Dies spricht dafür, dass es keine geschlechtsspezifische Gewaltprävention braucht, bei Jungen wie Mädchen also an diesen Faktoren anzusetzen ist. Es braucht aber sicher eine Geschlechtersensibilität in der Präventionspraxis. Am Beispiel: Wenn man Übungen zur Vermittlung von Empathie durchführt, kann es durchaus sinnvoll sein, dies anhand verschiedener Szenarien zu tun. Der Alltag, die Lebenswelt von Jungen und Mädchen unterscheidet sich teilweise; daran muss Präventionsarbeit anknüpfen.
Männer leiden genauso unter dem engen Korsett des Patriarchats
Männer, Männerbilder und Männlichkeiten müssen in der Gleichstellungsarbeit unbedingt stärker in den Blick genommen werden. Wie schaffen wir es, dass auch Männer sich als zuständig sehen für das Thema sexualisierte Gewalt? Ich begrüsse es sehr, dass jetzt das Männerbüro in Basel mit Geldern vom Kanton finanziert wird. Es gibt bereits viele bewährte Lernprogramme gegen Gewalt, die sich an Männer richten und viel Wirkung zeigen. Diese Arbeit muss unbedingt fortgesetzt und gestärkt werden.

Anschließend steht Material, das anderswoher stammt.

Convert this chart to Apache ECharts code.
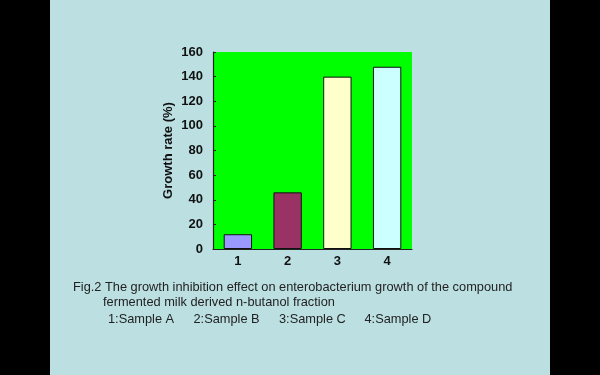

An Männlichkeitsvorstellungen anknüpfen
Die Forschung zeigt, dass Gewalt von Männern stark mit Männlichkeitsvorstellungen zusammen hängen. Ein Mann muss auch heute noch "stark" sein und darf keine Schwäche zeigen. Oft steht am Anfang einer Gewalttat ein Ohnmachtsgefühl. Ein nicht-gewalttätiger Umgang damit zu finden, muss gelernt sein, deshalb braucht es unbedingt mehr Gewaltprävention. Zudem müssen wir aufhören, männliche Gewalt als etwas Natürliches zu beschreiben. Damit entlassen wir die Täter aus ihrer Verantwortung, was nicht zulässig ist.
Gewalt als Frage der Zuvielisation?
Gewalt sehe ich als wesentliche Komponente einer autoritär-hierarchisch-militärischen und industriell-technokratischen Zivilisation: Wo herrschen können wichtig ist. Für Herrschaft braucht es Kommunikation und Wissen, Charisma und Engagement sowie Macht und Gewalt. Letztere kann sich sowohl brutal, als auch strukturell manifestieren.
Ja, es braucht unbedingt eine geschlechtsspezifische Gewaltprävention, weil auch Gewalt geschlechtsspezifische Gründe und Erscheinungsformen hat. So geht es z.B. bei häuslicher Gewalt in heterosexuellen Beziehungen häufig darum, dass Männer Privilegien, Macht und Kontrolle über Frauen behalten wollen – d. h. patriarchale Überzeugungen und Ideale bestimmen gewaltsame Praktiken. Statistisch betrachtet geht Gewalt am häufigsten von Männern aus - sei dies gegenüber Frauen, Angehörigen sexueller oder geschlechtlicher Minderheiten oder auch gegenüber anderen Männern. Von Massnahmen, die an diesem Punkt ansetzen, würden letztlich alle profitieren.